As a user, I can forecast a date range of when N items can be completed, so that I can use this information to determine how long a feature or set of work will take.

Acceptance Tests

  • Given historical throughput AND the number of work items (positive whole number), when I create a forecast, then I see a confidence score of 85% and the expected date of completion for the 85% confidence level.
  • Given I have made a forecast AND I change the confidence level, then the forecasted expected date of completion changes to the matching value for the provided confidence level.
  • When I make a forecast, then I see the accompanying distribution (graph) from the Monte Carlo simulations.
  • When I make a forecast, then I see the provided throughput plotted by week.
  • When I make a forecast, then I see a graph of expected dates (x-axis) and confidence level (y-axis, 0%- 100%).
  • The same number of Monte Carlo simulations used for the existing forecasting scenarios is used for this scenario.

Considerations

The goal is to use a Monte Carlo simulation to forecast a projected timeline to complete some number of items of work. Although the scenarios are computed from the provided throughput differently, the overall process is the same as the (existing) inverse forecast; how many items of work can be completed by a specific date. The number of simulations should be the same between the two forecasting scenarios.

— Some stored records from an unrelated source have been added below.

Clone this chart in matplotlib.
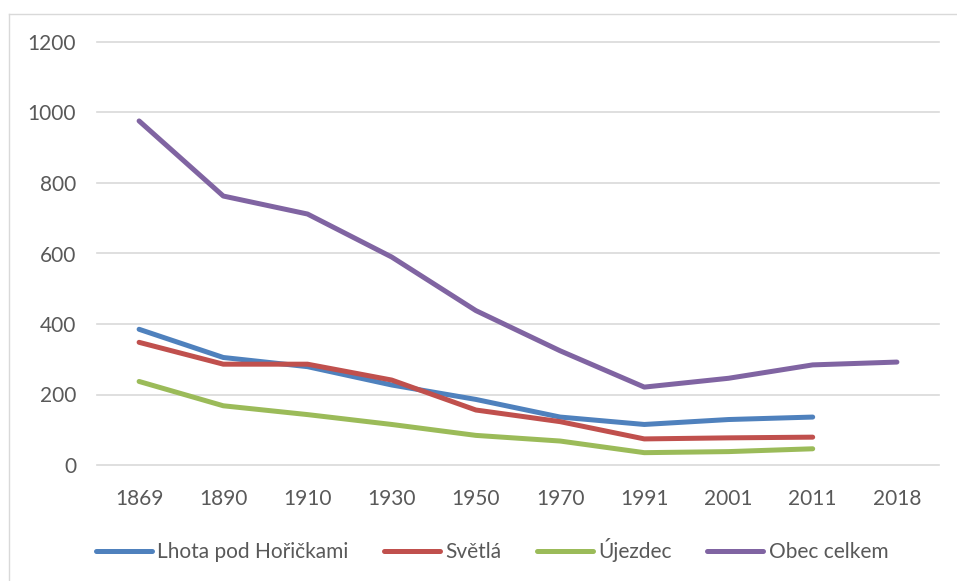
import matplotlib
matplotlib.use("Agg")
import matplotlib.pyplot as plt
from matplotlib.lines import Line2D

years = ["1869", "1890", "1910", "1930", "1950", "1970", "1991", "2001", "2011", "2018"]
lhota = [385, 305, 279, 227, 186, 136, 115, 129, 136, None]
svetla = [348, 286, 286, 241, 156, 123, 74, 77, 79, None]
ujezdec = [237, 168, 143, 115, 84, 68, 35, 38, 46, None]
obec = [976, 763, 712, 590, 438, 324, 221, 246, 284, 292]

series = [
    ("Lhota pod Hořičkami", lhota, "#4F81BD"),
    ("Světlá", svetla, "#C0504D"),
    ("Újezdec", ujezdec, "#9BBB59"),
    ("Obec celkem", obec, "#8064A2"),
]

plt.rcParams['font.family'] = ['Lato', 'DejaVu Sans']

W, H = 957, 581
fig = plt.figure(figsize=(W / 100, H / 100), dpi=100)
# outer chart border (top and left edges visible)
fig.add_artist(Line2D([8.5 / W, 1.0], [1 - 13.5 / H, 1 - 13.5 / H], transform=fig.transFigure,
                      color="#D9D9D9", linewidth=1))
fig.add_artist(Line2D([8.5 / W, 8.5 / W], [0.0, 1 - 13.5 / H], transform=fig.transFigure,
                      color="#D9D9D9", linewidth=1))

ax = fig.add_axes([97 / W, 1 - 465 / H, (939 - 97) / W, (465 - 42) / H])

x = list(range(len(years)))
for name, vals, col in series:
    xs = [i for i, v in zip(x, vals) if v is not None]
    ys = [v for v in vals if v is not None]
    ax.plot(xs, ys, color=col, linewidth=3.6, label=name, solid_capstyle="round",
            solid_joinstyle="round")

ax.set_xlim(-0.5, len(years) - 0.5)
ax.set_ylim(0, 1200)
ax.set_yticks(range(0, 1201, 200))
ax.set_xticks(x)
ax.set_xticklabels(years)
ax.grid(axis="y", color="#D9D9D9", linewidth=1.2)
for gl in ax.get_ygridlines():
    gl.set_clip_on(False)
ax.set_axisbelow(True)
for s in ax.spines.values():
    s.set_visible(False)
ax.tick_params(axis="both", length=0, labelsize=15, colors="#595959")
ax.tick_params(axis="y", pad=15)
ax.tick_params(axis="x", pad=17)

leg = fig.legend(loc="center", bbox_to_anchor=(492 / W, 1 - 550 / H), ncol=4, frameon=False,
                 fontsize=15, handlelength=2.7, handletextpad=0.25, columnspacing=1.7,
                 labelcolor="#595959")
for l in leg.get_lines():
    l.set_linewidth(3.6)

fig.savefig("out.png", dpi=100)
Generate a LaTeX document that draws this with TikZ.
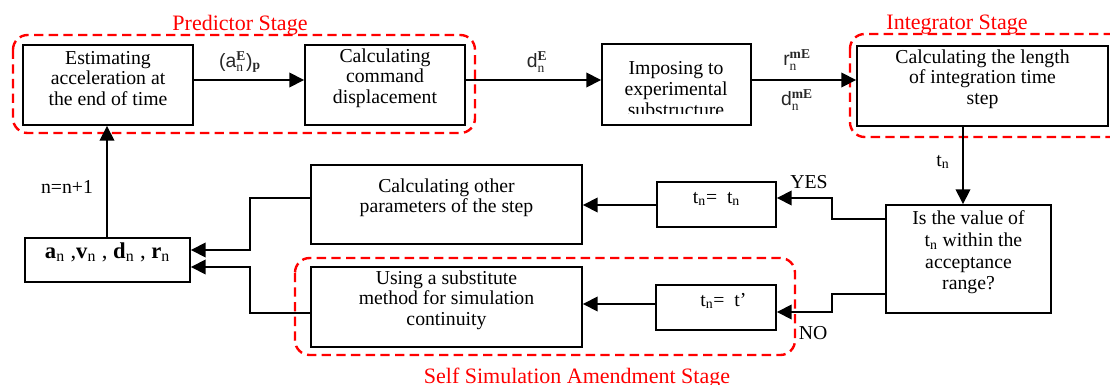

My general thoughts are for each scenario, take a random sampling of throughput. The sample should be taken from a throughput computed on a daily basis (versus a week). Continue taking a sample until all taken samples' sum is greater than or equal to the specified forecast number of items. The number of samples is the number of days. Perform this scenario X times (based on the number used for other forecasting simulations). The distribution of how often a scenario occurred from the X run scenarios can be plotted. This distribution can be used to compute (in the same way as the other, existing forecasting) a graph showing the percentage likelihood of each of the scenarios is to occur. This likelihood is considered the confidence level.

Finally, given the range of confidence levels, from 0-100, we can provide a form to allow the user to set their desired confidence level and see the expected date of completion.

@andrew-codes Could I know more about this issue?

I just added some additional details. Thanks!